##### Records provided #####

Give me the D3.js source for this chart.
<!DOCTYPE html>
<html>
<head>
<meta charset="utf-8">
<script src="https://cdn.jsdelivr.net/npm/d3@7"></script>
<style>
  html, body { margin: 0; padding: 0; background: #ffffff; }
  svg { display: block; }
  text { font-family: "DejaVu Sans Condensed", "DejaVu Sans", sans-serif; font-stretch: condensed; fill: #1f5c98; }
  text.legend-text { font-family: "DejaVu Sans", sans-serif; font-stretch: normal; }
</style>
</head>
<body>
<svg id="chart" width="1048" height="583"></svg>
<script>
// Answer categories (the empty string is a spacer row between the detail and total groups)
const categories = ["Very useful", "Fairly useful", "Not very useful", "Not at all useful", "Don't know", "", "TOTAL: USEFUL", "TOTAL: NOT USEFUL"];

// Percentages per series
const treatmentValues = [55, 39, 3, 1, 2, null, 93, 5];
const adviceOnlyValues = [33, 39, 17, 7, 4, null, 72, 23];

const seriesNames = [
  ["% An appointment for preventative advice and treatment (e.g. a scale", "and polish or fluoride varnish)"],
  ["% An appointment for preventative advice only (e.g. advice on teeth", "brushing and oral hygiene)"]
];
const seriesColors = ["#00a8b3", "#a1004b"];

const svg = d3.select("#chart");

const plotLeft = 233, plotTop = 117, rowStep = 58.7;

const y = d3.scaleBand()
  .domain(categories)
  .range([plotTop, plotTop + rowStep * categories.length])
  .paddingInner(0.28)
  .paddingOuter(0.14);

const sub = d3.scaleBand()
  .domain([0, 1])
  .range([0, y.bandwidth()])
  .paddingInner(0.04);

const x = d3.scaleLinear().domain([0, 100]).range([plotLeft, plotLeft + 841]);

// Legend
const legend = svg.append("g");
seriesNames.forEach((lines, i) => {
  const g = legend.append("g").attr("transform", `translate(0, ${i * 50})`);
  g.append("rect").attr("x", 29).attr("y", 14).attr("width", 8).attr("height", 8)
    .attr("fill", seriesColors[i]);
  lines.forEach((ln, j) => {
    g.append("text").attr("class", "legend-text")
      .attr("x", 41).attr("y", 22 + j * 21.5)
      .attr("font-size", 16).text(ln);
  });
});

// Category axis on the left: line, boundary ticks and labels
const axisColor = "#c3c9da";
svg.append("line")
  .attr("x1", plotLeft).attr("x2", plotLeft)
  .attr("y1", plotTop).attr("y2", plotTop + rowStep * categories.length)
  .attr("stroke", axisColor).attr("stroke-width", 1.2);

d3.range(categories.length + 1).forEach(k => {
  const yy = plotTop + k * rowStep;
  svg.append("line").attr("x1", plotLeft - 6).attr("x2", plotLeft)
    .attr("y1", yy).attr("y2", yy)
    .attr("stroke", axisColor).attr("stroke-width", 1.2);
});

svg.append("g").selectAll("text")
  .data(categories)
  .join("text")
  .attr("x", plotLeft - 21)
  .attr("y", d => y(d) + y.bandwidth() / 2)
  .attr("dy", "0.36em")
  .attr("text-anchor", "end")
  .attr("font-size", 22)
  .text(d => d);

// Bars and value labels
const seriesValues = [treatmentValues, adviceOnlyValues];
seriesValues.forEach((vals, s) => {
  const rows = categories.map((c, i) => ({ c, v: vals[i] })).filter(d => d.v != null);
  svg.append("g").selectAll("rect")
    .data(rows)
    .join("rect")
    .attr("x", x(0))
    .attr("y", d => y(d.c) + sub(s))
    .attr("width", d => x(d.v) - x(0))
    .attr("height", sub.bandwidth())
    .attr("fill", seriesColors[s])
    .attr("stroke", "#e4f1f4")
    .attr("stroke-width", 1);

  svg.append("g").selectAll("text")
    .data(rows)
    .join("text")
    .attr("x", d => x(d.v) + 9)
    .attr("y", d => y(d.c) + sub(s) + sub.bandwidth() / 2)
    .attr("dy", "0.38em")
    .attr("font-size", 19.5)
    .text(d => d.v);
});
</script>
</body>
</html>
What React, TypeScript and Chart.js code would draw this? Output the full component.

#####

**The request:** Extract each line of the material exactly as it stands.

**Final result:**
Give me the D3.js source for this chart.
<!DOCTYPE html>
<html>
<head>
<meta charset="utf-8">
<script src="https://cdn.jsdelivr.net/npm/d3@7"></script>
<style>
  html, body { margin: 0; padding: 0; background: #ffffff; }
  svg { display: block; }
  text { font-family: "DejaVu Sans Condensed", "DejaVu Sans", sans-serif; font-stretch: condensed; fill: #1f5c98; }
  text.legend-text { font-family: "DejaVu Sans", sans-serif; font-stretch: normal; }
</style>
</head>
<body>
<svg id="chart" width="1048" height="583"></svg>
<script>
// Answer categories (the empty string is a spacer row between the detail and total groups)
const categories = ["Very useful", "Fairly useful", "Not very useful", "Not at all useful", "Don't know", "", "TOTAL: USEFUL", "TOTAL: NOT USEFUL"];

// Percentages per series
const treatmentValues = [55, 39, 3, 1, 2, null, 93, 5];
const adviceOnlyValues = [33, 39, 17, 7, 4, null, 72, 23];

const seriesNames = [
  ["% An appointment for preventative advice and treatment (e.g. a scale", "and polish or fluoride varnish)"],
  ["% An appointment for preventative advice only (e.g. advice on teeth", "brushing and oral hygiene)"]
];
const seriesColors = ["#00a8b3", "#a1004b"];

const svg = d3.select("#chart");

const plotLeft = 233, plotTop = 117, rowStep = 58.7;

const y = d3.scaleBand()
  .domain(categories)
  .range([plotTop, plotTop + rowStep * categories.length])
  .paddingInner(0.28)
  .paddingOuter(0.14);

const sub = d3.scaleBand()
  .domain([0, 1])
  .range([0, y.bandwidth()])
  .paddingInner(0.04);

const x = d3.scaleLinear().domain([0, 100]).range([plotLeft, plotLeft + 841]);

// Legend
const legend = svg.append("g");
seriesNames.forEach((lines, i) => {
  const g = legend.append("g").attr("transform", `translate(0, ${i * 50})`);
  g.append("rect").attr("x", 29).attr("y", 14).attr("width", 8).attr("height", 8)
    .attr("fill", seriesColors[i]);
  lines.forEach((ln, j) => {
    g.append("text").attr("class", "legend-text")
      .attr("x", 41).attr("y", 22 + j * 21.5)
      .attr("font-size", 16).text(ln);
  });
});

// Category axis on the left: line, boundary ticks and labels
const axisColor = "#c3c9da";
svg.append("line")
  .attr("x1", plotLeft).attr("x2", plotLeft)
  .attr("y1", plotTop).attr("y2", plotTop + rowStep * categories.length)
  .attr("stroke", axisColor).attr("stroke-width", 1.2);

d3.range(categories.length + 1).forEach(k => {
  const yy = plotTop + k * rowStep;
  svg.append("line").attr("x1", plotLeft - 6).attr("x2", plotLeft)
    .attr("y1", yy).attr("y2", yy)
    .attr("stroke", axisColor).attr("stroke-width", 1.2);
});

svg.append("g").selectAll("text")
  .data(categories)
  .join("text")
  .attr("x", plotLeft - 21)
  .attr("y", d => y(d) + y.bandwidth() / 2)
  .attr("dy", "0.36em")
  .attr("text-anchor", "end")
  .attr("font-size", 22)
  .text(d => d);

// Bars and value labels
const seriesValues = [treatmentValues, adviceOnlyValues];
seriesValues.forEach((vals, s) => {
  const rows = categories.map((c, i) => ({ c, v: vals[i] })).filter(d => d.v != null);
  svg.append("g").selectAll("rect")
    .data(rows)
    .join("rect")
    .attr("x", x(0))
    .attr("y", d => y(d.c) + sub(s))
    .attr("width", d => x(d.v) - x(0))
    .attr("height", sub.bandwidth())
    .attr("fill", seriesColors[s])
    .attr("stroke", "#e4f1f4")
    .attr("stroke-width", 1);

  svg.append("g").selectAll("text")
    .data(rows)
    .join("text")
    .attr("x", d => x(d.v) + 9)
    .attr("y", d => y(d.c) + sub(s) + sub.bandwidth() / 2)
    .attr("dy", "0.38em")
    .attr("font-size", 19.5)
    .text(d => d.v);
});
</script>
</body>
</html>
What React, TypeScript and Chart.js code would draw this? Output the full component.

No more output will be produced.